Fifteen years later, in his 1919 book, Democratic Ideals and Reality,16 he summarized his theory in three lines.
“Who rules East Europe commands the Heartland [Pivot Area]:
Who rules the Heartland commands the World-Island [Eurasia-Africa]:
Who rules the World-Island commands the World.”17
Map 2. The six natural regions of the World-Island
The World-Island is the prize. Home to most of the world’s population and “the holy grail of natural resources,”18 it is insular and self-contained. Mackinder divided it into six regions with the Mediterranean Sea, an inner sea of this supercontinent. (Map 2)
According to Mackinder,
“North America, South America, Britain, Japan, Australia, and lesser islands …are mere satellites of the World-Island.”19
His presentation “is often considered as a, if not the, founding moment of geopolitics as a field of study, although Mackinder did not use the term.”20
The term “geopolitics” was first coined by his contemporary, Swedish political scientist, Rudolf Kjellén in 1899. “[I]ts use spread throughout Europe in the period between World Wars I and II (1918–39) and came into worldwide use during the latter.”21
Geopolitics has been defined as a theory in three parts.
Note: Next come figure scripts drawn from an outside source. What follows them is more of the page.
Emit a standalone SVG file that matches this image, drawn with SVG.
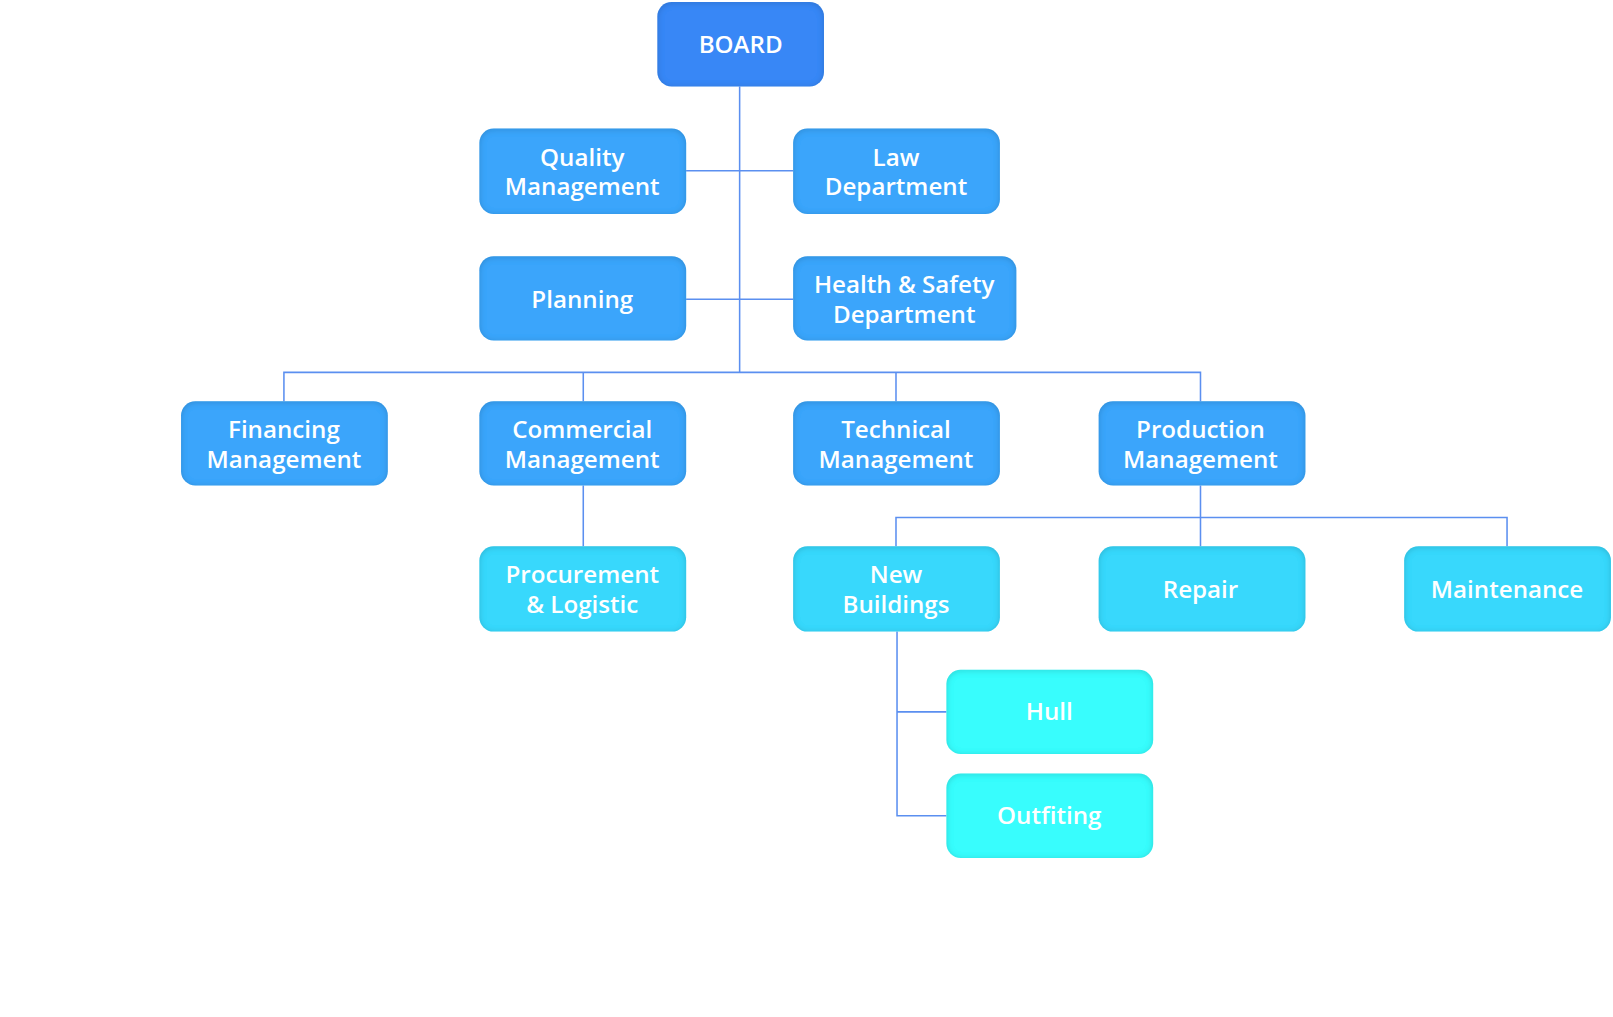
<svg xmlns="http://www.w3.org/2000/svg" width="1613" height="1017" viewBox="0 0 1613 1017">
<style>
text{font-family:"Open Sans","Noto Sans",sans-serif;font-weight:600;font-size:23.5px;fill:#fff;text-anchor:middle}
.c{stroke:#5b8ff0;stroke-width:1.5;fill:none}
.n rect{filter:url(#inset)}
.l1 rect{fill:#3887f6}
.l2 rect{fill:#3aa5fb}
.l3 rect{fill:#38d8fc}
.l4 rect{fill:#38fdfd}
</style>
<defs>
<filter id="inset" x="-5%" y="-5%" width="110%" height="110%">
<feComponentTransfer in="SourceAlpha" result="inv"><feFuncA type="table" tableValues="1 0"/></feComponentTransfer>
<feGaussianBlur in="inv" stdDeviation="3" result="b"/>
<feOffset dy="1" result="o"/>
<feFlood flood-color="#000" flood-opacity="0.35"/>
<feComposite in2="o" operator="in"/>
<feComposite in2="SourceAlpha" operator="in" result="s"/>
<feMerge><feMergeNode in="SourceGraphic"/><feMergeNode in="s"/></feMerge>
</filter>
</defs>
<g transform="scale(1.0287)">
<g id="connectors" class="c">
<path d="M719 84V362M667 166H771M667 291H771M276 390V362H1167V390M567 362V390M871 362V390"/>
<path d="M567 472V531M1167 472V531M871 531V503H1465V531"/>
<path d="M872 614V793H920M872 692H920"/>
</g>
<g id="board" class="n l1"><rect x="639" y="2" width="162" height="82" rx="14"/><text x="720" y="52">BOARD</text></g>
<g id="quality" class="n l2"><rect x="466" y="125" width="201" height="83" rx="14"/><text x="566" y="161">Quality</text><text x="566" y="190">Management</text></g>
<g id="law" class="n l2"><rect x="771" y="125" width="201" height="83" rx="14"/><text x="871" y="161">Law</text><text x="871" y="190">Department</text></g>
<g id="planning" class="n l2"><rect x="466" y="249" width="201" height="82" rx="14"/><text x="566" y="299">Planning</text></g>
<g id="health" class="n l2"><rect x="771" y="249" width="217" height="82" rx="14"/><text x="879" y="285">Health &amp; Safety</text><text x="879" y="314">Department</text></g>
<g id="financing" class="n l2"><rect x="176" y="390" width="201" height="82" rx="14"/><text x="276" y="426">Financing</text><text x="276" y="455">Management</text></g>
<g id="commercial" class="n l2"><rect x="466" y="390" width="201" height="82" rx="14"/><text x="566" y="426">Commercial</text><text x="566" y="455">Management</text></g>
<g id="technical" class="n l2"><rect x="771" y="390" width="201" height="82" rx="14"/><text x="871" y="426">Technical</text><text x="871" y="455">Management</text></g>
<g id="production" class="n l2"><rect x="1068" y="390" width="201" height="82" rx="14"/><text x="1167" y="426">Production</text><text x="1167" y="455">Management</text></g>
<g id="procurement" class="n l3"><rect x="466" y="531" width="201" height="83" rx="14"/><text x="566" y="567">Procurement</text><text x="566" y="596">&amp; Logistic</text></g>
<g id="newbuildings" class="n l3"><rect x="771" y="531" width="201" height="83" rx="14"/><text x="871" y="567">New</text><text x="871" y="596">Buildings</text></g>
<g id="repair" class="n l3"><rect x="1068" y="531" width="201" height="83" rx="14"/><text x="1167" y="581">Repair</text></g>
<g id="maintenance" class="n l3"><rect x="1365" y="531" width="201" height="83" rx="14"/><text x="1465" y="581">Maintenance</text></g>
<g id="hull" class="n l4"><rect x="920" y="651" width="201" height="82" rx="14"/><text x="1020" y="700">Hull</text></g>
<g id="outfiting" class="n l4"><rect x="920" y="752" width="201" height="82" rx="14"/><text x="1020" y="801">Outfiting</text></g>
</g>
</svg>
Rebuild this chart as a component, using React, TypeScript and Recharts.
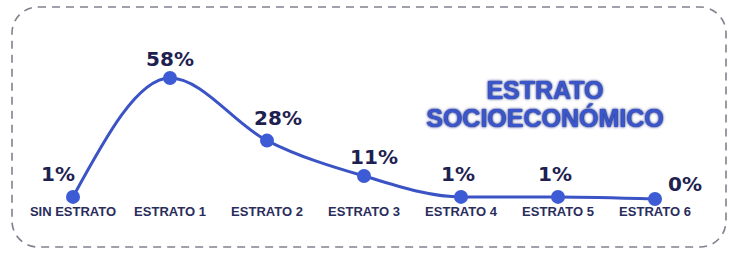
import { LineChart, Line, XAxis, YAxis } from "recharts";

const categories = [
  "SIN ESTRATO",
  "ESTRATO 1",
  "ESTRATO 2",
  "ESTRATO 3",
  "ESTRATO 4",
  "ESTRATO 5",
  "ESTRATO 6",
];
const shares = [1, 58, 28, 11, 1, 1, 0];

const data = categories.map((name, i) => ({ name, value: shares[i] }));

// nudges so the value labels sit clear of the line, like the original
const labelDx = [-15, 0, 11, 10, -3, -3, 30];
const labelDy = [-16, -12, -16, -12, -16, -16, -8];

function ValueLabel(props: any) {
  const { x, y, value, index } = props;
  if (x == null || y == null) return null;
  return (
    <text
      x={x + labelDx[index]}
      y={y + labelDy[index]}
      textAnchor="middle"
      fill="#1e2150"
      fontSize={20}
      fontWeight="bold"
      fontFamily="DejaVu Sans, sans-serif"
    >
      {value}%
    </text>
  );
}

export default function App() {
  return (
    <div
      style={{
        position: "absolute",
        left: 0,
        top: 0,
        width: 729,
        height: 254,
        background: "#fff",
        overflow: "hidden",
      }}
    >
      <svg width={729} height={254} style={{ position: "absolute", left: 0, top: 0 }}>
        <rect
          x={12}
          y={7}
          width={714}
          height={240}
          rx={26}
          fill="none"
          stroke="#80828e"
          strokeWidth={1.6}
          strokeDasharray="8 6"
        />
      </svg>

      <div
        style={{
          position: "absolute",
          left: 395,
          top: 76,
          width: 300,
          textAlign: "center",
          fontFamily: "Liberation Sans, Arial, sans-serif",
          fontWeight: "bold",
          fontSize: 25,
          lineHeight: "28px",
          color: "#3b56c8",
          textShadow: "0 0 3px #1d2a86, 0 0 1px #1d2a86",
        }}
      >
        ESTRATO
        <br />
        SOCIOECONÓMICO
      </div>

      <div style={{ position: "absolute", left: 0, top: 0 }}>
        <LineChart
          width={729}
          height={254}
          data={data}
          margin={{ top: 78, right: 74, bottom: 25, left: 73 }}
        >
          <XAxis
            dataKey="name"
            axisLine={false}
            tickLine={false}
            interval={0}
            height={30}
            tick={{
              fill: "#2a2d5c",
              fontSize: 13,
              fontWeight: "bold",
              fontFamily: "Liberation Sans, Arial, sans-serif",
            }}
          />
          <YAxis hide domain={[0, 58]} />
          <Line
            type="monotone"
            dataKey="value"
            stroke="#3b53c4"
            strokeWidth={3}
            dot={{ r: 7, fill: "#3d5bd4", stroke: "none" }}
            activeDot={false}
            label={<ValueLabel />}
            isAnimationActive={false}
          />
        </LineChart>
      </div>
    </div>
  );
}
“First, it is concerned with questions of influence and power over space and territory. Second, it uses geographical frames to make sense of world affairs. Third, geopolitics is future-oriented.”22
It can be argued that geopolitics, in some form, is as old as the state. Whatever its size: small or large; whatever its structure: city-state, empire, republic or kingdom; whatever its form: unitary, federal, or confederal; whatever its nature: monarchy or tyranny, aristocracy or oligarchy, democracy or ochlocracy, geopolitics, “questions of influence and power over space and territory” has, to a significant degree, shaped the foreign policy a state chooses to pursue or is forced to adopt.
“The more things change, the more they stay the same.”23 “Questions of influence and power over space and territory” framed the strategy of Sparta and Persia in the Persian Wars,24 Sparta and Athens in the Peloponnesian War,25 Rome and Carthage in the Punic Wars,26 the United Kingdom and France in the Napoleonic Wars,27 the United Kingdom and Russia in the “Great Game,”28 the Allies and the Axis in World War II,29 and the United States and the Soviet Union in the “Cold War.”30
“Questions of influence and power over space and territory”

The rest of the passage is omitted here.